Church officials in Canada, Rome and Little Rock have talked with the association’s priests, sisters and lay members for many years about their teachings, and association members have failed to recant any errors. This summer, Father Jean-Pierre Mastropietro, an association priest, invalidly ordained six men in Canada.
Bishop Sartain had been in dialogue with the sisters from 2001 to 2006 about their involvement in the Army of Mary and urged them to stop promoting the association among the laity.
Three of the six sisters who chose to continue their membership in the association are siblings: Sisters Theresa Marie Lalancette, the superior, Mary Anne Lalancette and Mary Gerard Lalancette.
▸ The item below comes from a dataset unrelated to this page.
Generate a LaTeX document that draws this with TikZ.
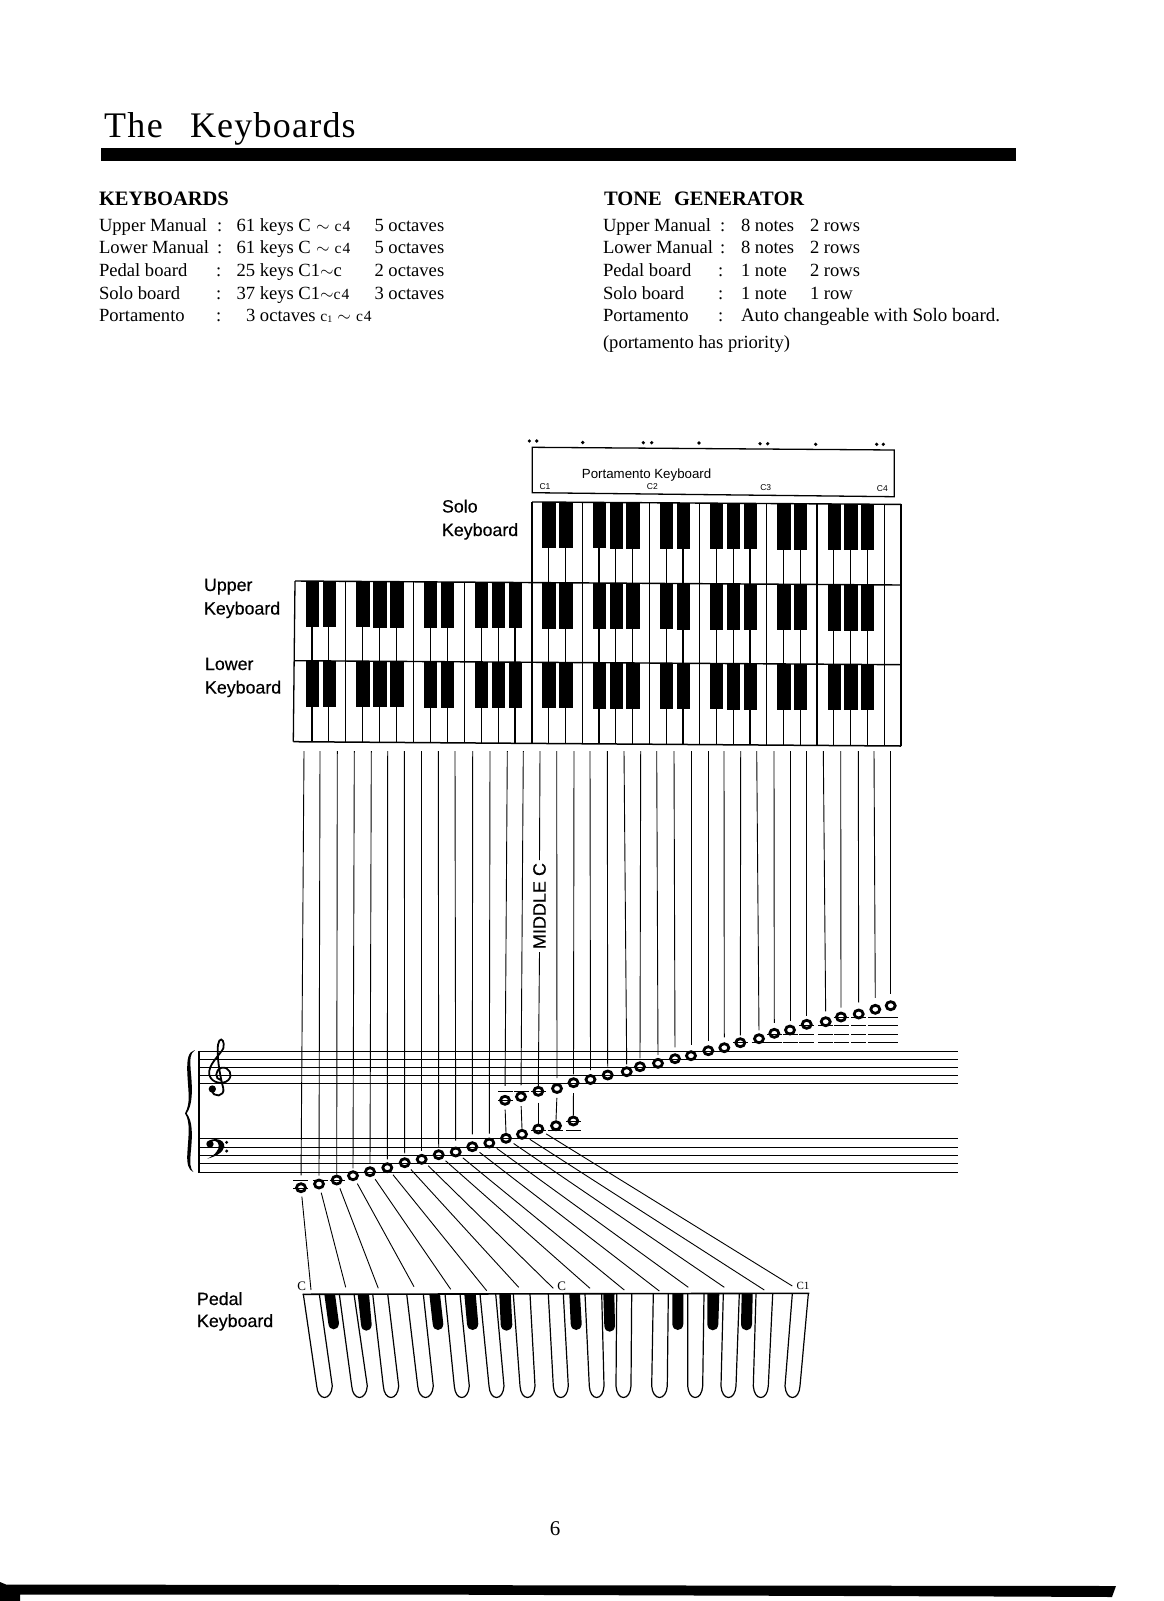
\documentclass[tikz,border=0pt]{standalone}
\usepackage{fontspec}
\usetikzlibrary{shapes.geometric}
\setmainfont{Liberation Serif}
\newfontfamily\sansf{Liberation Sans}
\newfontfamily\sansb[FakeBold=0.35]{Liberation Sans}
\newcommand{\sm}[1]{{\fontsize{15.5}{15.5}\selectfont #1}}
\newcommand{\cf}{\sm{c\kern1pt 4}}
\newcommand{\tld}{\;$\sim$\;}
\tikzset{
  txt/.style={anchor=base west,inner sep=0pt,outer sep=0pt,font=\fontsize{18.6}{18.6}\selectfont},
  hdr/.style={anchor=base west,inner sep=0pt,outer sep=0pt,font=\fontsize{20.5}{20.5}\selectfont\bfseries},
  ttl/.style={anchor=base west,inner sep=0pt,outer sep=0pt,font=\fontsize{36}{36}\selectfont},
  lbl/.style={anchor=base west,inner sep=0pt,outer sep=0pt,font=\sansb\fontsize{17.8}{17.8}\selectfont},
  tiny/.style={inner sep=0pt,outer sep=0pt,font=\sansf\fontsize{8.5}{9}\selectfont},
  ctag/.style={inner sep=0pt,outer sep=0pt},
  notehead/.style={ellipse,draw=black,line width=2.8pt,minimum width=9pt,minimum height=8pt,inner sep=0pt,outer sep=1.4pt},
  keyline/.style={line width=1.2pt,black},
  staffline/.style={line width=1pt,black},
  ledger/.style={line width=1pt,black},
  vline/.style={line width=0.9pt,black},
  pline/.style={line width=0.9pt,black},
  pedal/.style={line width=1.2pt,black}
}
\begin{document}
\begin{tikzpicture}[x=1pt,y=-1pt]
\fill[white] (0,0) rectangle (1163,1601);
\useasboundingbox (0,0) rectangle (1163,1601);

% ---------- heading
\node[ttl] (title1) at (104,137) {\addfontfeature{LetterSpace=4}The};
\node[ttl] (title2) at (190,137) {\addfontfeature{LetterSpace=3.4}Keyboards};
\fill (101,148) rectangle (1016,161);

% ---------- left column
\node[hdr] (kh) at (99,205) {KEYBOARDS};
\node[txt] (l1a) at (99,231) {Upper Manual};   \node[txt] (l1c) at (217,231) {:};
\node[txt] (l1b) at (236.5,231) {61 keys C\tld\cf}; \node[txt] (l1d) at (374.5,231) {5 octaves};
\node[txt] (l2a) at (99,253.5) {Lower Manual}; \node[txt] (l2c) at (217,253.5) {:};
\node[txt] (l2b) at (236.5,253.5) {61 keys C\tld\cf}; \node[txt] (l2d) at (374.5,253.5) {5 octaves};
\node[txt] (l3a) at (99,276.5) {Pedal board};  \node[txt] (l3c) at (216,276.5) {:};
\node[txt] (l3b) at (236.5,276.5) {25 keys C1$\sim$c}; \node[txt] (l3d) at (374.5,276.5) {2 octaves};
\node[txt] (l4a) at (99,299) {Solo board};     \node[txt] (l4c) at (216,299) {:};
\node[txt] (l4b) at (236.5,299) {37 keys C1$\sim$\cf}; \node[txt] (l4d) at (374.5,299) {3 octaves};
\node[txt] (l5a) at (99,321.5) {Portamento};     \node[txt] (l5c) at (216,321.5) {:};
\node[txt] (l5b) at (246,321.5) {3 octaves \sm{c\raisebox{-1pt}{\fontsize{10}{10}\selectfont 1}}\tld\cf};

% ---------- right column
\node[hdr] (th) at (604,205) {TONE\hspace{0.35em} GENERATOR};
\node[txt] (r1a) at (603,231) {Upper Manual};  \node[txt] (r1c) at (720,231) {:};
\node[txt] (r1b) at (741,231) {8 notes}; \node[txt] (r1d) at (810,231) {2 rows};
\node[txt] (r2a) at (603,253.5) {Lower Manual};\node[txt] (r2c) at (720,253.5) {:};
\node[txt] (r2b) at (741,253.5) {8 notes}; \node[txt] (r2d) at (810,253.5) {2 rows};
\node[txt] (r3a) at (603,276.5) {Pedal board}; \node[txt] (r3c) at (718,276.5) {:};
\node[txt] (r3b) at (741,276.5) {1 note}; \node[txt] (r3d) at (810,276.5) {2 rows};
\node[txt] (r4a) at (603,299) {Solo board};    \node[txt] (r4c) at (718,299) {:};
\node[txt] (r4b) at (741,299) {1 note}; \node[txt] (r4d) at (810,299) {1 row};
\node[txt] (r5a) at (603,321.5) {Portamento};    \node[txt] (r5c) at (718,321.5) {:};
\node[txt,font=\fontsize{19}{19}\selectfont] (r5b) at (741,321.5) {Auto changeable with Solo board.};
\node[txt] (r6a) at (603,348) {(portamento has priority)};

% ---------- portamento box
\foreach \dx/\dy in {529.3/441,536.7/441,582.7/442.5,643.3/442.7,651.7/442.7,699/443,760/443.7,767.7/443.7,815.7/444.3,876.7/444.3,883.3/444.3}
  \fill (\dx,\dy) circle (1.8);
\draw[line width=1.3pt] (532.3,447.3) -- (894.3,450) -- (894.3,496.7) -- (532.3,492.7) -- cycle;
\node[anchor=base west,inner sep=0pt,font=\sansf\fontsize{13.3}{13.3}\selectfont] (pk) at (581.7,478) {Portamento Keyboard};
\node[tiny] (c1) at (545,486.7) {C1};
\node[tiny] (c2) at (652.3,486.7) {C2};
\node[tiny] (c3) at (765.7,487.3) {C3};
\node[tiny] (c4) at (882.3,489) {C4};

% ---------- manuals
\foreach \rowtop/\first in {500.4/14,581/0,660.7/0}{
  \pgfmathsetmacro{\rowbot}{\rowtop+(\rowtop<500.5?80.6:(\rowtop<590?79.7:81))}
  \foreach \i in {\first,...,36}{
    \pgfmathsetmacro{\xk}{\i<=14 ? 295+16.93*\i : 532+16.77*(\i-14)}
    \pgfmathsetmacro{\yt}{\rowtop+(\xk-295)*0.0066}
    \pgfmathsetmacro{\yb}{\rowbot+(\xk-295)*0.0066}
    \ifnum\i>0
      \draw[keyline] (\xk,\yt) -- (\xk,\yb);
    \fi
    \pgfmathtruncatemacro{\m}{mod(\i,7)}
    \ifnum\i<36
      \ifnum\m=0\else\ifnum\m=3\else
        \fill (\xk-6.3,\yt) rectangle (\xk+7,\yt+46);
      \fi\fi
    \fi
  }
  \pgfmathsetmacro{\xs}{\first==0 ? 295 : 532}
  \draw[line width=1.4pt] (\xs,\rowtop+\xs*0.0066-1.947) -- (901,\rowtop+4);
}
\draw[line width=1.5pt] (293.3,741.7) -- (901,746);
\draw[line width=1.3pt] (295,581) -- (293.3,741.7);

% ---------- keyboard labels
\node[lbl] (sol1) at (442,512.5) {Solo};
\node[lbl] (sol2) at (442,536) {Keyboard};
\node[lbl] (upp1) at (204,591) {Upper};
\node[lbl] (upp2) at (204,614.5) {Keyboard};
\node[lbl] (low1) at (205,670) {Lower};
\node[lbl] (low2) at (205,693.5) {Keyboard};
\node[lbl] (ped1) at (197,1305) {Pedal};
\node[lbl] (ped2) at (197,1327) {Keyboard};

% ---------- staves
\foreach \sy in {1051,1059,1067.2,1075,1083.5,1138.7,1147.2,1155.2,1163.3,1172}
  \draw[staffline] (199,\sy) -- (958,\sy);
\draw[line width=1.1pt] (199,1050.5) -- (199,1172.5);

\begin{scope}[shift={(170,1020)},scale=0.33333]
  % brace
  \fill (75,90) .. controls (55,95) and (50,115) .. (52,160) .. controls (55,220) and (62,250) .. (45,280)
    .. controls (62,305) and (55,350) .. (52,400) .. controls (50,430) and (55,450) .. (70,456)
    .. controls (60,445) and (60,430) .. (62,400) .. controls (68,340) and (68,305) .. (50,280)
    .. controls (68,255) and (68,210) .. (62,150) .. controls (60,115) and (60,100) .. (75,90) -- cycle;
  % treble clef
  \draw[line width=1.8pt] (152,180) .. controls (135,178) and (133,150) .. (155,143)
    .. controls (178,140) and (190,165) .. (175,180) .. controls (160,195) and (125,190) .. (118,165)
    .. controls (112,135) and (150,105) .. (160,85) .. controls (165,65) and (155,52) .. (148,62)
    .. controls (135,85) and (150,170) .. (160,205) .. controls (165,230) and (130,235) .. (125,210);
  \fill (127,207) circle (11);
  % bass clef
  \fill (120,372) circle (11);
  \fill (110,368) .. controls (125,350) and (165,355) .. (163,380) .. controls (160,398) and (135,410) .. (112,416)
     .. controls (135,405) and (148,390) .. (146,375) .. controls (145,360) and (125,358) .. (118,372) -- cycle;
  \fill (170,367) circle (5);
  \fill (170,393) circle (5);
\end{scope}

% ---------- ledgers, notes and lines from the keys
\foreach \lx/\ly in {300.5/1180,300.5/1188,320/1180,337/1180,505.5/1091.3,505.5/1100.3,521/1091.3,538.5/1091.3,538.5/1130,555/1130,573.5/1130,573.5/1121.5}
  \draw[ledger] (\lx-7.5,\ly) -- (\lx+7.5,\ly);
\foreach \lx in {740.3,759,774.3,790,806.7,825.7,841,858.7,875.3,890.7}
  \draw[ledger] (\lx-7.5,1042.7) -- (\lx+7.5,1042.7);
\foreach \lx in {774.3,790,806.7,825.7,841,858.7,875.3,890.7}
  \draw[ledger] (\lx-7.5,1034) -- (\lx+7.5,1034);
\foreach \lx in {806.7,825.7,841,858.7,875.3,890.7}
  \draw[ledger] (\lx-7.5,1025.7) -- (\lx+7.5,1025.7);
\foreach \lx in {841,858.7,875.3,890.7}
  \draw[ledger] (\lx-7.5,1017.3) -- (\lx+7.5,1017.3);

\foreach \i/\nx/\ny in {0/301/1187.7,1/319/1184,2/336.7/1180,3/353/1175.7,4/370/1171.7,5/387.3/1167.7,6/404.7/1162.7,7/421.7/1159.3,8/438.7/1154.7,9/455.7/1152,10/472.3/1146.7,11/489.3/1143,12/506/1138.3,13/522/1134.3,14/538.3/1129,15/556/1125.7,16/573.3/1121}
  \node[notehead] (b\i) at (\nx,\ny) {};
\foreach \i/\nx/\ny in {12/505/1100.3,13/521/1096.7,14/538.3/1091.3,15/557/1088.5,16/573.5/1082.7,17/590.5/1079.5,18/607.7/1075,19/626.7/1071.7,20/640/1066.7,21/658/1063.3,22/675/1058.7,23/691/1055.7,24/708.3/1050.7,25/724.3/1047.7,26/740.3/1042.7,27/759/1038.7,28/774.3/1033.3,29/790/1030,30/806.7/1024.3,31/825.7/1021.7,32/841/1017,33/858.7/1014,34/875.3/1009.3,35/890.7/1005.7}
  \node[notehead] (t\i) at (\nx,\ny) {};

\foreach \i/\kx in {0/304,1/320,2/337.3,3/354.3,4/371.3,5/387.7,6/404.3,7/421.7,8/438.3,9/455,10/472.7,11/490,12/507.3,13/523.3,14/540,15/556.7,16/574,17/590,18/607.3,19/624,20/640.7,21/656.7,22/674,23/691,24/708.3,25/724,26/740.7,27/756.7,28/774,29/790,30/806.7,31/823.3,32/840.7,33/858.3,34/874,35/890.7}
  \coordinate (k\i) at (\kx,751);

\foreach \i/\sh in {0/7,1/3,2/0,3/2,4/3,5/3,6/4,7/3,8/2,9/6,10/7,11/4}
  \draw[vline,shorten >=\sh pt] (k\i) -- (b\i.north);
\foreach \i/\sh in {12/9,13/6,15/5,16/3,17/4,18/3,19/2,20/3,21/3,22/6,23/5,24/4,25/5,26/2,27/3,28/5,29/4,30/3,31/5,32/4,33/6,34/6,35/6}
  \draw[vline,shorten >=\sh pt] (k\i) -- (t\i.north);
\foreach \i/\sa in {12/4,13/4,14/6,15/4,16/5}
  \draw[vline,shorten <=\sa pt] (t\i.south) -- (b\i.north);

\node[rotate=90,inner sep=0pt,outer sep=3pt,font=\sansb\fontsize{18}{18}\selectfont] (mid) at (539.5,906) {MIDDLE C};
\draw[vline] (k14) -- (mid.east);
\draw[vline] (mid.west) -- (t14.north);

% ---------- pedal keyboard
\foreach \tl/\tr/\bl/\br in {303.3/319.3/316.7/332.3,339.3/354/351.7/367.3,372.7/387.7/383.3/398.7,406.7/423.3/417.7/433.3,445/460/454.3/469.3,480/495.7/489/504,513.3/530/520/535,548.3/563.3/553.3/568.3,585/601.7/589.3/604,616.7/631.7/616/631,653.3/668.3/651.7/667.3,687.7/704/687.7/702.7,723.3/739.3/721/736,756/772.7/753.3/768.3,792.3/808.3/785/800}{
  \pgfmathsetmacro{\mx}{(\bl+\br)/2}
  \draw[pedal] (\tl,1294) -- (\bl,1386) .. controls (\bl+0.5,1393) and (\mx-4,1397.5) .. (\mx,1397.5)
     .. controls (\mx+4,1397.5) and (\br-0.5,1393) .. (\br,1386) -- (\tr,1294);
}
\foreach \tl/\tr/\bl/\br/\yb in {324.3/335/328.3/339/1329.3,357.7/369/361/371.7/1330.7,429.3/440/432.7/443.3/1330,464.3/475.7/467/478.3/1330,499.3/510.7/500.7/512.3/1330.7,569.3/580/570.7/581.7/1330,603.3/614.3/604.3/615/1331.7,672.3/683.3/672.3/683.3/1330,707.3/719.3/707.3/718.3/1330.3,741.7/752.7/741/752/1330.3}{
  \pgfmathsetmacro{\mx}{(\bl+\br)/2}
  \fill (\tl,1294) -- (\bl,\yb-6) .. controls (\bl+0.5,\yb-2) and (\mx-3,\yb) .. (\mx,\yb)
     .. controls (\mx+3,\yb) and (\br-0.5,\yb-2) .. (\br,\yb-6) -- (\tr,1294) -- cycle;
}
\draw[line width=1.6pt] (302.7,1294.3) -- (809.3,1293.3);
\node[ctag,font=\fontsize{13}{13}\selectfont] (pc0) at (301.7,1286) {C};
\node[ctag,font=\fontsize{13}{13}\selectfont] (pc1) at (561.7,1286.7) {C};
\node[ctag,font=\fontsize{11}{11}\selectfont] (pc2) at (803,1285.7) {C1};

\foreach \i/\ex/\ey in {0/311/1290,1/345.7/1287.3,2/378.3/1288.3,3/414/1286.7,4/450.7/1289.3,5/486.7/1290.7,6/518.7/1287.3,7/553.3/1288.3,8/590/1288.3,9/624.3/1290,10/659.3/1291,11/688.3/1287.3,12/724.3/1287.3,13/764.3/1290,14/792.3/1286}{
  \coordinate (pe\i) at (\ex,\ey);
  \draw[pline,shorten <=3.5pt] (b\i) -- (pe\i);
}

% ---------- page number and bottom band
\node[anchor=base,inner sep=0pt,font=\fontsize{21}{21}\selectfont] (pg) at (555,1535) {6};
\fill (0,1582) -- (6,1584.5) -- (700,1585.5) -- (1116,1586) -- (1112,1597) -- (1000,1596.5) -- (400,1594.5) -- (20,1594.5) -- (20,1601) -- (0,1601) -- cycle;
\end{tikzpicture}
\end{document}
They came to Arkansas from Quebec more than 50 years ago.
The other three are: Sister Mary Thomas O’Keefe, who is director of the order’s day-care center and the only American-born sister to be excommunicated; and Sisters Marietta Fecteau and Mary Theresa Dionne, assistant superior, who were both born in Canada.
Two other nuns at the convent, who are originally from Vietnam, were not associated with the Army of Mary and will be moving to another convent.
During the press conference, Msgr. Hebert said the sisters’ decisions mean the monastery will no longer be recognized by the diocese.
The priest, who was the order’s chaplain in 2005, said he had personally witnessed the sisters’ beliefs.
“From my childhood I have known them. They are good, good women who love God and have served the community beautifully,” he said. “They have served the poor, outcasts, abused women, children who could not afford to be educated. They have done all this over the years because they love God.
“But somewhere along the line they fell into this Army of Mary and became entranced and deluded with this doctrine that is heretical,” he said.
In recent years, the sisters have been running a highly regarded day-care center for low-income families. Their monastery grounds also housed a perpetual adoration chapel and youth center which will now be relocated.
The Hot Springs monastery opened in 1908, when five French-Canadians arrived at the request of the bishop. They operated a girls’ boarding school, trade school and laundry for 58 years. They also ran a school for children in prekindergarten through sixth grade until 2001.
Msgr. Hebert said he hopes Catholics in the diocese will pray for the women to reconcile with the Catholic Church.
“Christ never turns his back on anyone and neither do we,” he said.